- [Data]
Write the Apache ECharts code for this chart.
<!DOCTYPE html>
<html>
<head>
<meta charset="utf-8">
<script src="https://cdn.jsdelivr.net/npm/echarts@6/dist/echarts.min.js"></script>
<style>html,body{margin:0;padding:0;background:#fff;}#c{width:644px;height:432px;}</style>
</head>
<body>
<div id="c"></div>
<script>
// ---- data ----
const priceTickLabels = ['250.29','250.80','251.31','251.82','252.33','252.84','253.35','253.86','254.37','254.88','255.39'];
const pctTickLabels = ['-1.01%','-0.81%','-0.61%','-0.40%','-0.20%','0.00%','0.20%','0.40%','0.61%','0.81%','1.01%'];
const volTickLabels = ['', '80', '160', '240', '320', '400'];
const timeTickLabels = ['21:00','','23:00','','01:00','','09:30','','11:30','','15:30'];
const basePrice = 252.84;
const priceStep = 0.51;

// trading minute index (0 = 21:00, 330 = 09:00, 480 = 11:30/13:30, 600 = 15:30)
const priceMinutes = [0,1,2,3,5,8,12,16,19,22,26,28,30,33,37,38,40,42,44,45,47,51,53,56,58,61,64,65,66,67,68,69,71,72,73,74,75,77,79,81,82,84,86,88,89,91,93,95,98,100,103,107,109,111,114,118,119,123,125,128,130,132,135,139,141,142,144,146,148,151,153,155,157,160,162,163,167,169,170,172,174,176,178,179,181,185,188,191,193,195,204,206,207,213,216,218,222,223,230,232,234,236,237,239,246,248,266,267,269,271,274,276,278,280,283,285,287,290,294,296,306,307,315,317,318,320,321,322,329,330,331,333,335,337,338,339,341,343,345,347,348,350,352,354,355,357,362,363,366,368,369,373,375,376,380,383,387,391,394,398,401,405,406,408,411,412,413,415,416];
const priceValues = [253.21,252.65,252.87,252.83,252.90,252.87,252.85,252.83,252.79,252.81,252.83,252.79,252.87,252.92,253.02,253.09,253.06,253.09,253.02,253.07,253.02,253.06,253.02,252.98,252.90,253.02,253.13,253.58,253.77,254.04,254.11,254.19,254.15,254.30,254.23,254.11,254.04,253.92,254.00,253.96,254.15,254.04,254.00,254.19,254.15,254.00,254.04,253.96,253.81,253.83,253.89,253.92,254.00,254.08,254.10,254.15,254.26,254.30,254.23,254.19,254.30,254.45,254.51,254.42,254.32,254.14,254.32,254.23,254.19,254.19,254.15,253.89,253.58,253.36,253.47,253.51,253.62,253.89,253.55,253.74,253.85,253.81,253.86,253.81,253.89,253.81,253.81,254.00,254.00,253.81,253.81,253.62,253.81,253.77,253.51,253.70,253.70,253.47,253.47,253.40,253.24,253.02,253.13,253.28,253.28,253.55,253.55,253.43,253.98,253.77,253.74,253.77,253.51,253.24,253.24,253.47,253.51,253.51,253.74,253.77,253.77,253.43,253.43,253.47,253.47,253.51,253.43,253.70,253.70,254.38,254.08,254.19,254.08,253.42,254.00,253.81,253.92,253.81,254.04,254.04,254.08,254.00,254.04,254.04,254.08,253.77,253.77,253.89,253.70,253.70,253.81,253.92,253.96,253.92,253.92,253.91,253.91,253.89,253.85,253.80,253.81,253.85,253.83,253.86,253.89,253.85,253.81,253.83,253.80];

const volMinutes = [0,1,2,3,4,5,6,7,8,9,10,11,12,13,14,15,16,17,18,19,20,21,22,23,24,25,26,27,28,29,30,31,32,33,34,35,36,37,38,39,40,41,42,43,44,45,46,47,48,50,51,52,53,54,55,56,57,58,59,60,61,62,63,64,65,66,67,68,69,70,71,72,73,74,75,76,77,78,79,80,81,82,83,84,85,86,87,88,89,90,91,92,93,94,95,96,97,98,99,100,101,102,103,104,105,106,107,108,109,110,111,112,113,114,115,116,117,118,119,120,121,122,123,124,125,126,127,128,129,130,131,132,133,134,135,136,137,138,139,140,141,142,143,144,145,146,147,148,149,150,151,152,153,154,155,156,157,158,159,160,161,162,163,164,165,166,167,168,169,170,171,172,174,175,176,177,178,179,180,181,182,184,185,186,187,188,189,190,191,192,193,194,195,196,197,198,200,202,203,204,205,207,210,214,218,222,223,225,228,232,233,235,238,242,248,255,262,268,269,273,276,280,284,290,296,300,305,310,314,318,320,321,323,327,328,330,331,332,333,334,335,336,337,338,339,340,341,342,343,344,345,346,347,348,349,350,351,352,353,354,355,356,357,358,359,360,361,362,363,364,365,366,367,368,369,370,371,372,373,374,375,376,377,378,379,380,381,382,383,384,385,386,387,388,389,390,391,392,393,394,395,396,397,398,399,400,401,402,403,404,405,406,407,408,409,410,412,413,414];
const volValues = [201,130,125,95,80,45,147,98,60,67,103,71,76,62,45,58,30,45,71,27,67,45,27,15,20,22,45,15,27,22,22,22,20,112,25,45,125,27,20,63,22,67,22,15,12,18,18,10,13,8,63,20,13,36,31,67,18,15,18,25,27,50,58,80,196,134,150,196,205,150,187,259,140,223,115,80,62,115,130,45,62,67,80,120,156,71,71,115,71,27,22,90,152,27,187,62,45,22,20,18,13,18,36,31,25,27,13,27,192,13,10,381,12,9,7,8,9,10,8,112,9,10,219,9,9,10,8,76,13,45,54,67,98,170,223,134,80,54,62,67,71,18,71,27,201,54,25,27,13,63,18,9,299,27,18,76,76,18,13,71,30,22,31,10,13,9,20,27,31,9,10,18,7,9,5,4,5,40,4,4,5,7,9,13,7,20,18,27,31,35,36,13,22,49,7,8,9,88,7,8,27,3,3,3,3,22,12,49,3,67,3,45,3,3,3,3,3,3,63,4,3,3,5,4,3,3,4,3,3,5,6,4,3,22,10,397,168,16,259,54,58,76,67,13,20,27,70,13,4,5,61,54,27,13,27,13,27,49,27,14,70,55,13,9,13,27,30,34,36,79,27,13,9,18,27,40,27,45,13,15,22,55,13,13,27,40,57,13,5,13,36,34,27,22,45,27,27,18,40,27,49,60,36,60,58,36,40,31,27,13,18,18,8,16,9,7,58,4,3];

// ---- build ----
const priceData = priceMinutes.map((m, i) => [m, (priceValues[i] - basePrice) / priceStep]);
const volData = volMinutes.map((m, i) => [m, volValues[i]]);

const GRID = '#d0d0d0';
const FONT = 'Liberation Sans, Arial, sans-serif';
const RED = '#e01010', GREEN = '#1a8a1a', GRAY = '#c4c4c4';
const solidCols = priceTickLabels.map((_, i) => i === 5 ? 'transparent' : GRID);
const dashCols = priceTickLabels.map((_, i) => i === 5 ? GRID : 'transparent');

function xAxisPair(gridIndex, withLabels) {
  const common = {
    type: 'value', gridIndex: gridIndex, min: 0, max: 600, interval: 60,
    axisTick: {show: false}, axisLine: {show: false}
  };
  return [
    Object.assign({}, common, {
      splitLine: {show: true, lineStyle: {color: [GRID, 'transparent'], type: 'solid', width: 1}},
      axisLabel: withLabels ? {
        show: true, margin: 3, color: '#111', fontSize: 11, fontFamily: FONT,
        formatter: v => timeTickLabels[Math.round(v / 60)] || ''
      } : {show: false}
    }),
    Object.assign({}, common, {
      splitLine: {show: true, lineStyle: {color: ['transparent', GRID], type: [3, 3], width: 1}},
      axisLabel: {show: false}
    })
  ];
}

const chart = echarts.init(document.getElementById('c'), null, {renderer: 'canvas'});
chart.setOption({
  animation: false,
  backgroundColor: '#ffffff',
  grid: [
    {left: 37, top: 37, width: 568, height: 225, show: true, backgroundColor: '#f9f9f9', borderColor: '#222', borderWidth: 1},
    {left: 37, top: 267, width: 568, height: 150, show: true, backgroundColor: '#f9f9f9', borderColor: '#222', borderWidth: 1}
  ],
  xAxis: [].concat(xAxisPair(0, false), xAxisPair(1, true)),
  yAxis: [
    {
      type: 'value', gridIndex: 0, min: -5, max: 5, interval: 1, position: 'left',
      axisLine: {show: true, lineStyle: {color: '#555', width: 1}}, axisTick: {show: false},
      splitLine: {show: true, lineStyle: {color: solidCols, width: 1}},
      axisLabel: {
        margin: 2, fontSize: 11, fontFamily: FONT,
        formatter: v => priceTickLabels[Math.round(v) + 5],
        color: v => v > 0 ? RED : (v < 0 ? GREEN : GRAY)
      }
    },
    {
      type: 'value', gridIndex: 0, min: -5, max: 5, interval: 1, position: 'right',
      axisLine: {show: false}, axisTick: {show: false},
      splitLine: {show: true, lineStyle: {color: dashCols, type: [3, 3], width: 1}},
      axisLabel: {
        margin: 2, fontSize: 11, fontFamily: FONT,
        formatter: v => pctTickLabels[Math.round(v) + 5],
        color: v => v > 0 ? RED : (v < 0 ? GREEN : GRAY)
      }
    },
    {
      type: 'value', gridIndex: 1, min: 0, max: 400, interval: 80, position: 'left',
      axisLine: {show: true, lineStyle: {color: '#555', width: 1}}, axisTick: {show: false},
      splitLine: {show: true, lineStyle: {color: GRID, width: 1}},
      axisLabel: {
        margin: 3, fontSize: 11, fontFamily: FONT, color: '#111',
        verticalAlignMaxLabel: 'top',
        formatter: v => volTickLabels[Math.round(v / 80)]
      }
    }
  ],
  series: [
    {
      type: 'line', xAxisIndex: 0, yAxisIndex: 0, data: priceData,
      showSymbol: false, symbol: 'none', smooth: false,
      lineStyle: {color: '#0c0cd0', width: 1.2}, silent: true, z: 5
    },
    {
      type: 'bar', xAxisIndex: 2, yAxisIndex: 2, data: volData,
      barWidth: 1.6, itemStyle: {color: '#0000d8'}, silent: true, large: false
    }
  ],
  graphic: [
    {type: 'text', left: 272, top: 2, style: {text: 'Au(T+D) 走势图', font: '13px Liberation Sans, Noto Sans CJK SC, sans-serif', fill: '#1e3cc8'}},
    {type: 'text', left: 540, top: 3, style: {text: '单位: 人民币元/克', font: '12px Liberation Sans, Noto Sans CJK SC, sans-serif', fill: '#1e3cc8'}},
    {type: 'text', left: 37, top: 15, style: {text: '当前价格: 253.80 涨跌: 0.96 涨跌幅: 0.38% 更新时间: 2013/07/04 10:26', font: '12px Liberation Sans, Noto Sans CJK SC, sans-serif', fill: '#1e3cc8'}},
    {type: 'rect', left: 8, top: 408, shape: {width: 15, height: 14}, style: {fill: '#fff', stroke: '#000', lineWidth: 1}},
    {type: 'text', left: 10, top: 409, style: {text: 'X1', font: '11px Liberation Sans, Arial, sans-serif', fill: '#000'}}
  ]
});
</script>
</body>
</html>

- [Written instruction]
Retype only the lines running from the top of the listing to the line that holds "const priceStep = 0.51;", both ends included.

- [Result of this task]
Write the Apache ECharts code for this chart.
<!DOCTYPE html>
<html>
<head>
<meta charset="utf-8">
<script src="https://cdn.jsdelivr.net/npm/echarts@6/dist/echarts.min.js"></script>
<style>html,body{margin:0;padding:0;background:#fff;}#c{width:644px;height:432px;}</style>
</head>
<body>
<div id="c"></div>
<script>
// ---- data ----
const priceTickLabels = ['250.29','250.80','251.31','251.82','252.33','252.84','253.35','253.86','254.37','254.88','255.39'];
const pctTickLabels = ['-1.01%','-0.81%','-0.61%','-0.40%','-0.20%','0.00%','0.20%','0.40%','0.61%','0.81%','1.01%'];
const volTickLabels = ['', '80', '160', '240', '320', '400'];
const timeTickLabels = ['21:00','','23:00','','01:00','','09:30','','11:30','','15:30'];
const basePrice = 252.84;
const priceStep = 0.51;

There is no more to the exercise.